Wollen reads the U.S. Press: “People Magazine” and “Scientific American” in the same breath

Above is an enigmatic video from Paper Tiger Television in which Wollen “reads the U.S. Press: ‘People Magazine’ and ‘Scientific American’ in the Same Breath”.

RIP Claudine ‘bond girl’ Auger (1941 – 2019)

Scene from Yo Yo (1965)

Claudine Auger was a French actress. I do not think she is related to Brian Auger.

Auger will be remembered as a ‘bond girl’ but in my universe, she is the mother in Exploits of a Young Don Juan (1986), Isolina in Yo Yo (1965), the “thief!” shouter in Terrain Vague (1960) and Renata in Twitch of the Death Nerve (1971).

Sometimes, the death of someone serves as a jumping board to something only tangentially related to the deceased. This is the case with the Yo Yo film fragment with its mime aesthetic in which Auger plays Isolina.

Nevertheless, please enjoy despite its tangentiality.

RIP Jules Deelder (1944 – 2019)

‘Deelder draait’ (2002), compiled by Deelder

Two art icons of the Low Countries, the area where I live and where Dutch is spoken, died. One was an artist, the other a poet.

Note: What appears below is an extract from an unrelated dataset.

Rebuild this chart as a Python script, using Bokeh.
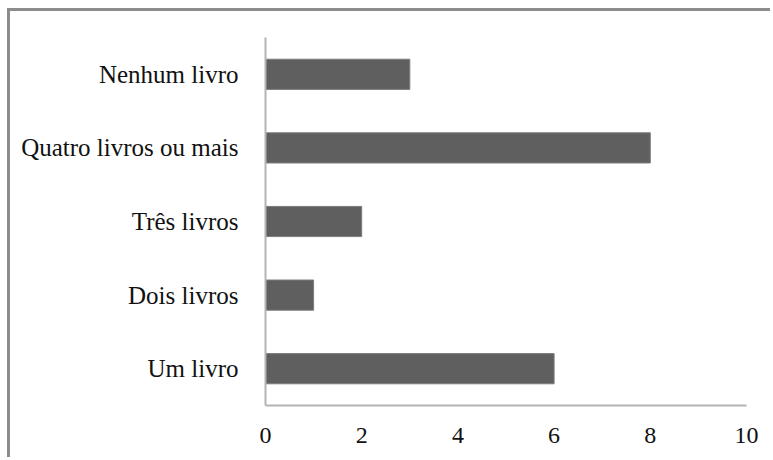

One is Panamarenko (1940 – 2019) and I reported his death here.

The other is the Dutch poet Jules Deelder (1944 – 2019).

When the second died I felt empathy, some sense of loss that I had not felt with the first.

And then it dawned on me why that was. To me, Panamarenko was but some sort of town’s fool who made art to amuse the rich or for the ‘poor little rich folk’ who were in search of their inner child and recognized in him their boy’s dream. Although I did not dislike him, my feelings toward him had been at best ambiguous.

Deelder was another case altogether.

I’d always liked him. He was punk. He was into drugs. He snorted speed. He looked stylish. He was into music. He made poetry cool. He made art for the rich and poor. He crossed boundaries. He was sharp. He was funny.

For an international audience, there are a set of four jazz compilations: ‘Deelder draait’ (2002), ‘Deelder draait door’ (2003), ‘Deelder blijft draaien’ (2004) and ‘Deelderhythm’ (2006).